By Sid Yenamandra
There’s no question that cybersecurity is fast-moving space in general, and that certainly applies to the wealth management space.
But at this point, we’ve all had more than a month to digest the latest SEC rules on cybersecurity risk management, which means there is increasingly no excuse for wealth management firms to be actively preparing for the regulatory new normal in this regard.
First, let’s recap the basic background: On Feb 9, 2022, The Securities and Exchange Commission (SEC) voted to propose new cybersecurity risk management rules for registered investment advisers, investment companies and business development companies (funds), as well as amending existing cyber rules that govern investment advisers and fund disclosures. This is not a surprise given recent high-profile cyberattacks and it presents an opportunity for wealth management firms and asset managers to lead on the issue.
According to a 2021 report, there was a 62% increase in ransomware since 2019. Ransomware criminals attack weaknesses in systems to steal data, often holding it hostage and demanding millions of dollars in payment. And it’s only expected to get worse in the coming years as these attacks become more complex and harder to detect
In this dangerous environment, the SEC has understandably taken a hard look at how to sharpen the rules governing cybersecurity across the wealth management industry.
SEC Proposed Cybersecurity Rules
Anytime the SEC proposes potentially wide-ranging rules, there is a natural trepidation across the wealth management space.
In this instance, however, it’s worth taking a breath and cutting through the typically dense regulatory verbiage and distilling the proposed rules down to their key relevant essentials for wealth management, which are as follows:
- Advisers and funds to adopt and implement cybersecurity policies and procedures designed to address cybersecurity risks that could harm advisory clients and fund investors
- Advisers to report significant cybersecurity incidents affecting the adviser or its fund or private fund clients
- Advisers and funds to publicly disclose cybersecurity risks and significant cybersecurity incidents that occurred in the last two fiscal years in their brochures and registration statements.

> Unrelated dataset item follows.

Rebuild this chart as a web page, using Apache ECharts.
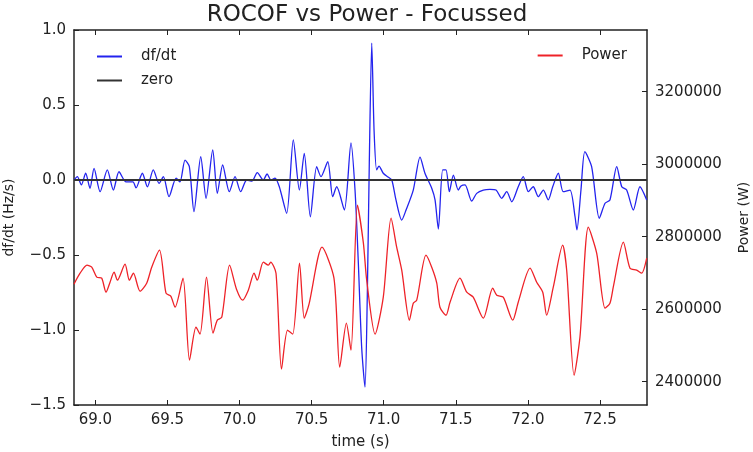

- New record keeping requirements for advisers and funds designed to improve the availability of cybersecurity-related information and help facilitate the SEC’s inspection and enforcement capabilities
Start Preparing Now
As with all proposed SEC rules, these will not be effective immediately. The public comment period will remain open for 60 days following the publication of the proposing release on the SEC’s website or 30 days following the publication of the proposing release in the Federal Register, whichever period is longer.
There’s a window of time for wealth management firms to act now to bring their cybersecurity practices and resources into regulatory compliance.
This can also be an opportunity for firms to illustrate their commitment to protecting data privacy to their financial advisors and clients. There are several areas where firms may want to focus on in advance of final codification of the SEC proposal, including:
- Building a comprehensive cybersecurity policy for firms per industry standards such as NIST 800-53
- Ensuring there is a system to continuously monitor cybersecurity risks across devices, users, networks and vendors, and ensure all systems match the policy of record
- Developing an incident response log and playbook
- Enabling incident logs, cybersecurity policies, revisions and cybersecurity monitoring reports to be archived as part of 17a-4 storage systems
No Need to Go It Alone
While there are many solution providers out there who can help firms bring order to the swirling cyber chaos, it’s important to identify the right partner who will be able to quickly fill any gaps in existing cybersecurity policies, procedures and systems.
Put bluntly, cybersecurity is an area where regulators, the wealth management industry and vendors are all on the same page, working together to protect the investing public.
To avoid the reputational risk that comes with a successful cyberattack, wealth management firms need to implement vigorous systems and protections as rapidly as possible.
Indeed, there are no excuses in an increasingly unforgiving cybersecurity landscape characterized by rising regulatory expectations to do anything less.